XII. Я кончил говорить, пристально глядя на Вардия. А тот, когда я замолчал, перестал барабанить пальцами по скамейке, усмехнулся, быстро сложил пухлые ручки на груди и словно обмер, прищуренным взглядом упершись, как мне показалось, в Манция.

— Иди на место, Луций, — тихо велел учитель.



Я пошел в сторону Вардия.

Он дождался, пока я дойду до скамьи и сяду рядом с ним. А потом радостно воскликнул:

— Ну, ты плут, Манций!

Учитель молчал.

— Ты злостный плут, старина! — продолжал Гней Эдий. — Ты специально подготовил этого «юного и бесчувственного», припрятал его, так сказать, на закуску, чтобы я, желая застать тебя врасплох, сам от тебя эту закуску потребовал, и вот он — кушайте на здоровье, якобы без всякой подготовки, хотите — свасорию, хотите — контраверсию, смотрите, как наш замечательный учитель обучает даже тех, кто сидит у него в дальнем углу!

— Клянусь тебе! Я его не готовил! — испуганно вскричал Манций. — Он вообще не должен был сегодня присутствовать! Вчера он сказался больным…

— Ну да, ну да, — светился прищуренными глазами Вардий. — Занемог несчастный певец божественной красоты… Ты что, Платона давал им читать?

— Какого Платона? — еще сильнее испугался Манций.

— Того самого. Греческого. Сократова ученика… Перестань прикидываться!

— Они греческий только два года учат! — отбивался Манций. — Они не могут читать Платона! Они там ничего не поймут. Клянусь тебе гением Августа!..

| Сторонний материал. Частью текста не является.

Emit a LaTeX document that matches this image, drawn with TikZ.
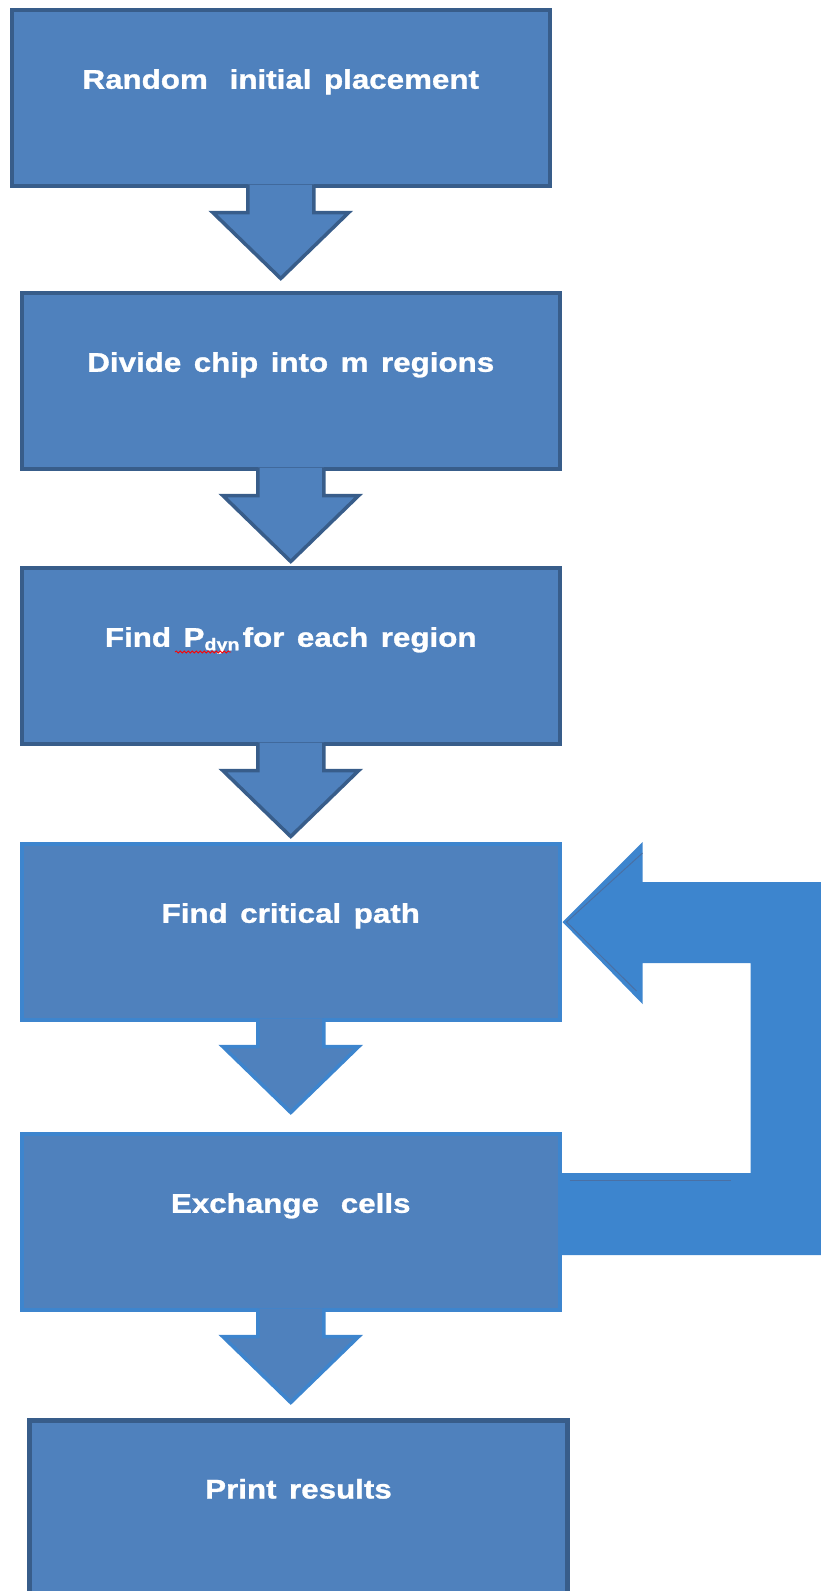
\documentclass[tikz,border=0pt]{standalone}
\usepackage{fontspec}
\usepackage{graphicx}
\setmainfont{Liberation Sans}
\newfontfamily\stepface{Liberation Sans Bold}[FakeBold=1]
\usetikzlibrary{calc,decorations.pathmorphing}

\definecolor{boxfill}{HTML}{4F81BD}
\definecolor{boxline}{HTML}{385D8A}
\definecolor{loopblue}{HTML}{3D85CE}
\definecolor{seam}{HTML}{4A70A4}

\newlength\stepspace
\newcommand\stepfont{\stepface\fontsize{27}{27}\selectfont
  \setlength\stepspace{0.4em}\spaceskip=\stepspace}
% step labels are set in a slightly widened face
\newcommand\wide[1]{\scalebox{1.16}[1]{#1}}

\tikzset{
  stepbox/.style={rectangle, draw=boxline, line width=3.5pt, fill=boxfill,
    inner sep=0pt, minimum width=538pt, text height=79pt, text depth=97pt,
    anchor=north west, text=white, font=\stepfont},
  brightbox/.style={stepbox, draw=loopblue},
  downarrow/.style={fill=boxfill, draw=boxline, line width=3.5pt, line join=miter},
  brightarrow/.style={downarrow, draw=loopblue},
  seamline/.style={draw=seam, line width=1pt},
}

% block arrow hanging below the bottom edge of a box
\newcommand\hangarrow[2][downarrow]{%
  \filldraw[#1]
    ($(#2.south)+(-33,-3)$) -- ($(#2.south)+(-33,25)$) --
    ($(#2.south)+(-68,25)$) -- ($(#2.south)+(0,91)$) --
    ($(#2.south)+(68,25)$) -- ($(#2.south)+(33,25)$) --
    ($(#2.south)+(33,-3)$);}

\begin{document}
\begin{tikzpicture}[x=1pt, y=-1pt]
  \useasboundingbox (0,0) rectangle (821,1591);
  \clip (0,0) rectangle (821,1591);

  % process steps
  \node[stepbox] (b1) at (10,8) {\wide{Random\hspace{0.3em} initial placement}};
  \node[stepbox] (b2) at (20,291) {\wide{Divide chip into m regions}};
  \node[stepbox] (b3) at (20,566)
    {\wide{Find P\raisebox{-3.5pt}{\fontsize{17}{17}\selectfont dyn}\hspace{0.1em}for each region}};
  \node[brightbox] (b4) at (20,842) {\wide{Find critical path}};
  \node[brightbox] (b5) at (20,1132) {\wide{Exchange\hspace{0.3em} cells}};
  \node[stepbox, line width=5pt, text height=78pt, text depth=140pt] (b6) at (27,1418)
    {\wide{Print results}};

  % spell-check mark under the subscript
  \draw[red, line width=0.8pt, decorate,
        decoration={snake, amplitude=1pt, segment length=4pt}]
    ($(b3.north west)+(155,86)$) -- ($(b3.north west)+(211,86)$);

  % arrows between consecutive steps
  \hangarrow{b1}
  \hangarrow{b2}
  \hangarrow{b3}
  \hangarrow[brightarrow]{b4}
  \hangarrow[brightarrow]{b5}

  % loop back from exchanging cells to the critical path search
  \fill[loopblue]
    ($(b5.north east)+(0,41)$) -- ($(b5.north east)+(189,41)$) --
    ($(b4.north east)+(189,121)$) -- ($(b4.north east)+(81,121)$) --
    ($(b4.north east)+(81,162)$) -- ($(b4.north east)+(1,80)$) --
    ($(b4.north east)+(81,0)$) -- ($(b4.north east)+(81,40)$) --
    ($(b4.north east)+(280,40)$) -- ($(b5.north east)+(280,123)$) --
    ($(b5.north east)+(0,123)$) -- cycle;
  \draw[seamline] ($(b4.north east)+(81,11)$) -- ($(b4.north east)+(5,80)$)
                  -- ($(b4.north east)+(75,149)$);
  \draw[seamline] ($(b5.north east)+(8,48)$) -- ($(b5.north east)+(169,48)$);
\end{tikzpicture}
\end{document}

Вардий вскочил на ноги и сурово прервал учителя:

— Ну нет, великого Августа мы оставим в покое! Тем более — его божественного гения!

А дальше, Луций, вот что было:

Ученики повскакали со скамей и замерли навытяжку. А Вардий по очереди обошел всех трех декламаторов и с каждым о чем-то ласково и доверительно шептался. И первого юношу под конец погладил по голове, второго — ущипнул за щеку, а третьего на всем протяжении разговора держал то за одно ухо, то за другое. Похоже, он всех хвалил, потому как лица у моих одноклассников краснели от смущения и сияли от удовольствия.

Потом, пожелав всем собравшимся в портике здоровья и успехов в учебе, Вардий направился к выходу. Проходя мимо меня, схватил за руку и повлек за собой.

— Проводишь меня, — велел он.

Мы вышли в сад. И Вардий, не выпуская моей руки, говорил, на меня не глядя:

— Тебе надо хорошо выучить греческий. Я дам распоряжение. Будешь индивидуально заниматься с Пахомием. Лучшего грека у нас не найдешь. Это первое. Второе. Манций тебя не многому может научить. Но ты все-таки ходи к нему на занятия, чтобы не вызвать ненужных вопросов. И третье — главное! Завтра после полудня навести меня. Разберем твою свасорию. Манцию скажешь, что я тебя вызвал… На виллу приходи, а не в дом на форуме! Понял?.. Любой в городе знает, где я живу. Не заблудишься.

Вардий выпустил мою руку и, так и не взглянув на меня, вышел за ограду.

XIII. На следующий день я пришел к нему на виллу. Я полагал, мы будем разбирать с Гнеем Эдием мое выступление.